A stimulating conversation between “The Daily’s” Michael Barbaro and New York Times Executive Editor Dean Baquet introducing the show reveals the contemporary editorial approach he and others are taking to
manage the Times’ 2020 campaign coverage. In a few tantalizing exchanges, Barbaro targets his pithy, intimate interview style at his own boss to unwrap the complex decisions that guided the 2016 presidential race.
In no uncertain terms, Barbaro challenged Baquet on the decision, two years before she would even announce her bid for the presidency, to let loose an investigative reporter on Hillary Clinton.
Baquet said he didn’t regret that decision.
“But I’m also conceding, by the way,” he said, “that if I sat down here with a pen and looked at stories at the time, I would edit more carefully to make sure that we did not give a sense of inevitability.”
The Times article about Clinton’s campaign announcement plainly stated that she was “establishing herself as the likely 2016 Democratic nominee.” But Baquet, who has been executive editor since 2014, said the newspaper had erred in creating a sense of inevitability for the Clinton campaign.
He seemed to revel in re-editing the Times’ coverage four years after the fact, armed now with the knowledge of Trump’s stunning upset and the role the Clinton email scandal and Russian hacking may have played in it.
In contrast, Barbaro asked Baquet to read aloud the paper’s story on Vermont Sen. Bernie Sanders’ announcement that labeled the campaign “a long shot” and that “his unflinching commitment to stances popular with the left … could force Mrs. Clinton to address these issues more deeply.”
Baquet stuck by the language, insisting that Sanders’ and Trump’s first bids for the presidency were patently “long shots” that journalists did and should have acknowledged.
His take offers a glimpse into the internal newsroom discussions that echo over political coverage every day. On one hand, calling out a candidate for their status as an underdog in the race could have a prophetically chilling effect, diminishing whatever momentum positive news may deliver. On the other hand, a news organization has an obligation to its audience to seek truth and report it, regardless of the consequences.
Rather than abandon traditional reporting values to avoid damaging a campaign, the newspaper has pledged to augment its political reporting efforts, revealing the faces of each of the campaigns as well as their supporters.
Four years ago, as the last ballots were counted in early November, the Times and other major news media were in shock, asking, audibly in some cases, how it could have happened. All of us who like to call ourselves journalists got a lot of flack in the months and years after the last presidential election, especially for our reporting (and perhaps reliance) on polls. Polling is a snapshot in time and not predictive; polling wasn’t that far from the actual results, and the Times led compelling coverage of both Trump and Clinton.

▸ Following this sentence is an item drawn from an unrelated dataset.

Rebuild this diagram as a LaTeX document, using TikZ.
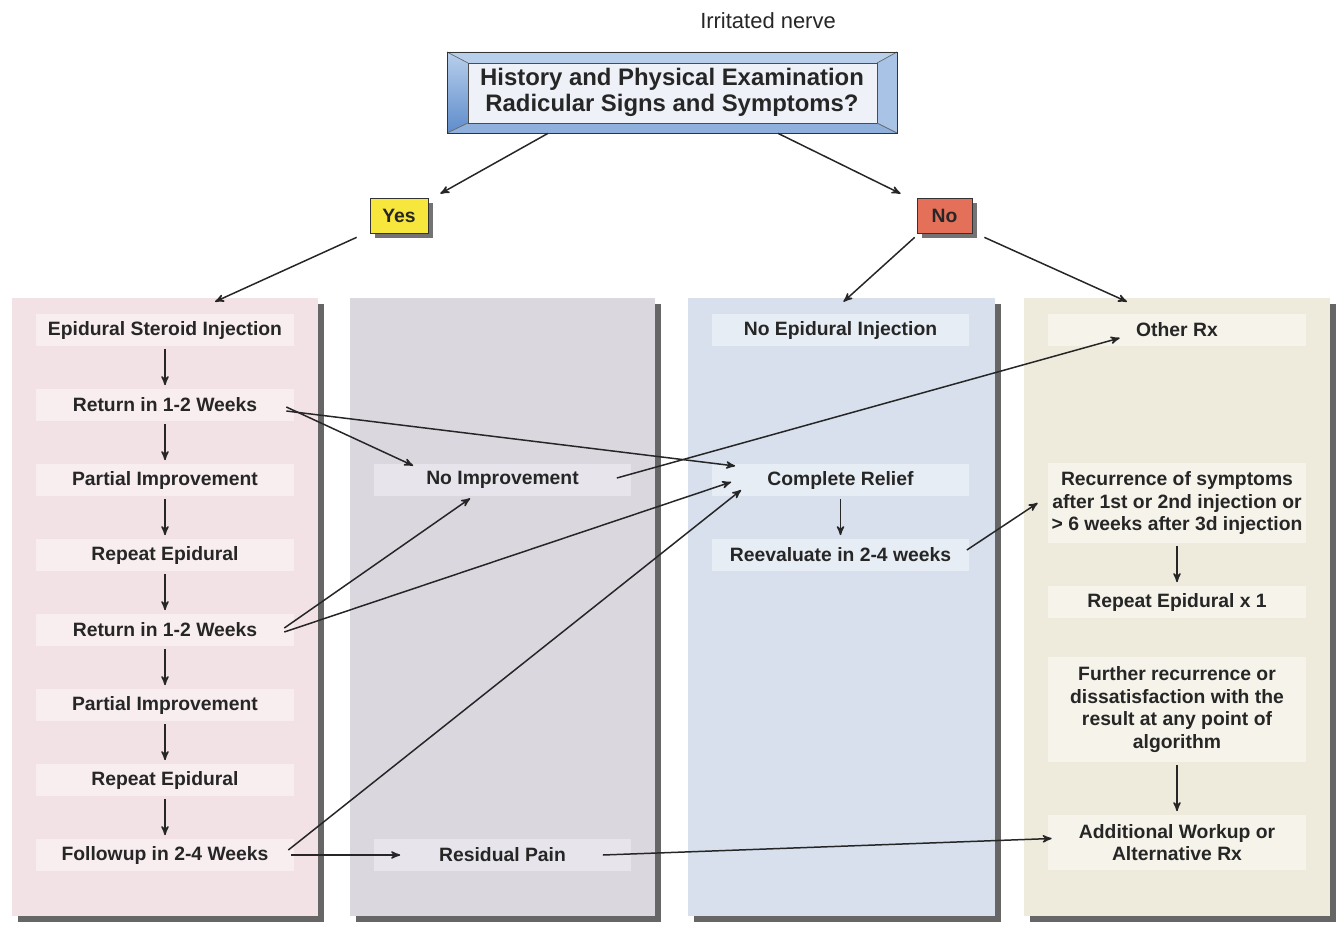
\documentclass[tikz,border=0pt]{standalone}
\usepackage{fontspec}
\setmainfont{Liberation Sans}
\usetikzlibrary{arrows,shapes,shadows,calc}
\definecolor{pinkcol}{HTML}{F3E2E5}
\definecolor{pinkbox}{HTML}{F8EEF0}
\definecolor{greycol}{HTML}{DAD7DF}
\definecolor{greybox}{HTML}{E7E5EB}
\definecolor{bluecol}{HTML}{D7E0EC}
\definecolor{bluebox}{HTML}{E7EDF4}
\definecolor{tancol}{HTML}{EEEADC}
\definecolor{tanbox}{HTML}{F6F3EA}
\definecolor{yesfill}{HTML}{F7E63C}
\definecolor{nofill}{HTML}{E5705A}
\definecolor{bevtop}{HTML}{B8CFEC}
\definecolor{bevright}{HTML}{A9C3E6}
\definecolor{bevbot}{HTML}{8FB0DC}
\definecolor{bevleft}{HTML}{5E8CCB}
\definecolor{bevin}{HTML}{EEF2F8}
\definecolor{inkgrey}{HTML}{262626}
\tikzstyle{flow}=[->, >=stealth', line width=0.85pt, black!85]
\tikzstyle{colpanel}=[minimum width=6.12cm, minimum height=12.36cm, inner sep=0pt,
  drop shadow={shadow xshift=3.4pt, shadow yshift=-3.4pt, fill=black!60, opacity=1}]
\tikzstyle{stepbox}=[minimum width=5.16cm, minimum height=0.64cm, inner sep=2pt, align=center,
  text=inkgrey, font=\fontsize{11}{13}\selectfont\bfseries]
\tikzstyle{answer}=[draw=black!80, minimum height=0.7cm, inner sep=0pt, text=inkgrey,
  font=\fontsize{11}{13}\selectfont\bfseries,
  drop shadow={shadow xshift=2.8pt, shadow yshift=-2.8pt, fill=black!55, opacity=1}]

\begin{document}
\begin{tikzpicture}[x=0.02cm, y=-0.02cm]
\useasboundingbox (0,0) rectangle (1338,926);
% columns
\node[colpanel, fill=pinkcol] (col1) at (165,607) {};
\node[colpanel, fill=greycol, minimum width=6.1cm] (col2) at (502.5,607) {};
\node[colpanel, fill=bluecol, minimum width=6.14cm] (col3) at (841.5,607) {};
\node[colpanel, fill=tancol] (col4) at (1177,607) {};
% title box
\node[text=inkgrey] (nerve) at (768,21) {\fontsize{12.5}{14}\selectfont Irritated nerve};
\fill[bevtop] (447,52) -- (897,52) -- (877,63) -- (468,63) -- cycle;
\shade[top color=bevtop, bottom color=bevleft] (447,52) -- (468,63) -- (468,123) -- (447,133) -- cycle;
\fill[bevright] (897,52) -- (877,63) -- (877,123) -- (897,133) -- cycle;
\fill[bevbot] (447,133) -- (468,123) -- (877,123) -- (897,133) -- cycle;
\draw[black!70, fill=bevin] (468,63) rectangle (877,123);
\draw[black!60] (447,52) -- (468,63) (897,52) -- (877,63) (447,133) -- (468,123) (897,133) -- (877,123);
\node[draw=black!80, minimum width=9cm, minimum height=1.62cm, align=center, text=inkgrey,
  font=\fontsize{13.6}{15}\selectfont\bfseries] (main) at (672,92.5)
  {History and Physical Examination\\Radicular Signs and Symptoms?};
\node[answer, fill=yesfill, minimum width=1.16cm] (yes) at (399,215.5) {Yes};
\node[answer, fill=nofill, minimum width=1.1cm] (no) at (944.5,215.5) {No};
% left column
\node[stepbox, fill=pinkbox] (esi) at (165,330) {Epidural Steroid Injection};
\node[stepbox, fill=pinkbox] (ret1) at (165,405) {Return in 1-2 Weeks};
\node[stepbox, fill=pinkbox] (part1) at (165,480) {Partial Improvement};
\node[stepbox, fill=pinkbox] (rep1) at (165,555) {Repeat Epidural};
\node[stepbox, fill=pinkbox] (ret2) at (165,630) {Return in 1-2 Weeks};
\node[stepbox, fill=pinkbox] (part2) at (165,705) {Partial Improvement};
\node[stepbox, fill=pinkbox] (rep2) at (165,780) {Repeat Epidural};
\node[stepbox, fill=pinkbox] (follow) at (165,855) {Followup in 2-4 Weeks};
% second column
\node[stepbox, fill=greybox] (noimp) at (502.5,480) {No Improvement};
\node[stepbox, fill=greybox] (resid) at (502.5,855) {Residual Pain};
% third column
\node[stepbox, fill=bluebox] (noepi) at (840.5,330) {No Epidural Injection};
\node[stepbox, fill=bluebox] (relief) at (840.5,480) {Complete Relief};
\node[stepbox, fill=bluebox] (reeval) at (840.5,555) {Reevaluate in 2-4 weeks};
% right column
\node[stepbox, fill=tanbox] (otherrx) at (1177,330) {Other Rx};
\node[stepbox, fill=tanbox, minimum height=1.6cm] (recur) at (1177,503)
  {Recurrence of symptoms\\after 1st or 2nd injection or\\> 6 weeks after 3d injection};
\node[stepbox, fill=tanbox] (rep3) at (1177,602) {Repeat Epidural x 1};
\node[stepbox, fill=tanbox, minimum height=2.1cm] (further) at (1177,709.5)
  {Further recurrence or\\dissatisfaction with the\\result at any point of\\algorithm};
\node[stepbox, fill=tanbox, minimum height=1.1cm] (addwork) at (1177,842.5)
  {Additional Workup or\\Alternative Rx};
% arrows
\draw[flow]($(main.south)+(-124,0)$)--($(yes.north east)+(12,-4)$);
\draw[flow]($(main.south)+(106,0)$)--($(no.north west)+(-16,-4)$);
\draw[flow]($(yes.south west)+(-13,4)$)--($(col1.north)+(50,4)$);
\draw[flow]($(no.south west)+(-2,4)$)--($(col3.north)+(2,4)$);
\draw[flow]($(no.south east)+(12,4)$)--($(col4.north)+(-50,4)$);
\foreach \a/\b in {esi/ret1,ret1/part1,part1/rep1,rep1/ret2,ret2/part2,part2/rep2,rep2/follow,relief/reeval,recur/rep3,further/addwork}
  \draw[flow, shorten <=1.5pt, shorten >=2pt](\a.south)--(\b.north);
\draw[flow]($(ret1.east)+(-8,2)$)--($(noimp.north west)+(40,2)$);
\draw[flow]($(ret1.east)+(-8,6)$)--($(relief.west)+(24,-14)$);
\draw[flow]($(noimp.east)+(-15,-2)$)--($(otherrx.west)+(72,8)$);
\draw[flow]($(ret2.east)+(-10,-2)$)--($(noimp.south west)+(97,2)$);
\draw[flow]($(ret2.east)+(-10,2)$)--($(relief.west)+(20,2)$);
\draw[flow]($(follow.east)+(-6,-5)$)--($(relief.west)+(30,10)$);
\draw[flow]($(follow.east)+(-3,0)$)--($(resid.west)+(27,0)$);
\draw[flow]($(resid.east)+(-29,0)$)--($(addwork.west)+(4,-4)$);
\draw[flow]($(reeval.east)+(-3,-5)$)--($(recur.west)+(-10,0)$);
\end{tikzpicture}
\end{document}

But I think the truth about political coverage is that it’s more than just following campaigns around, even when coverage is charged with meaningful investigations or compelling endorsements. the Times coverage realizes — as embodied in “The Field” — that political coverage is a reflection of the electorate. It’s telling people about themselves.
That means that just because a Democratic candidate isn’t touring the Rust Belt states in the days leading up to Election Day doesn’t mean reporters shouldn’t be on the ground asking voters about how they made their choices. That means Republican voters can’t be counted out in blue states nor Democratic voters in red ones. It means every voice has a place in the news media landscape, because behind every voice is an equal vote.
“The big unanswered question of 2016, for all of our hand-wringing and all the discussion, is why did so many millions of Americans vote for this very unusual candidate,” Baquet told Barbaro. “I don’t think anybody has fully answered it. And I think one of our goals should be to come as close as we can.”
And that’s what “The Field” is all about — reflecting the Times’ renewed commitment to avoiding political assumptions and not ceding power to any one point of view.
Since launching in February, “The Field” has taken listeners on a journey across Iowa to examine the question of electability; New Hampshire as voters grappled with Iowa’s rocky results; Nevada to test the power of unions; and South Carolina, where some candidates could make a last stand.
As news media jostle for audiences in a dynamic and competitive environment loaded by fear and election hype, “The Field’s” insight on political coverage offers a sharp insight on the electorate.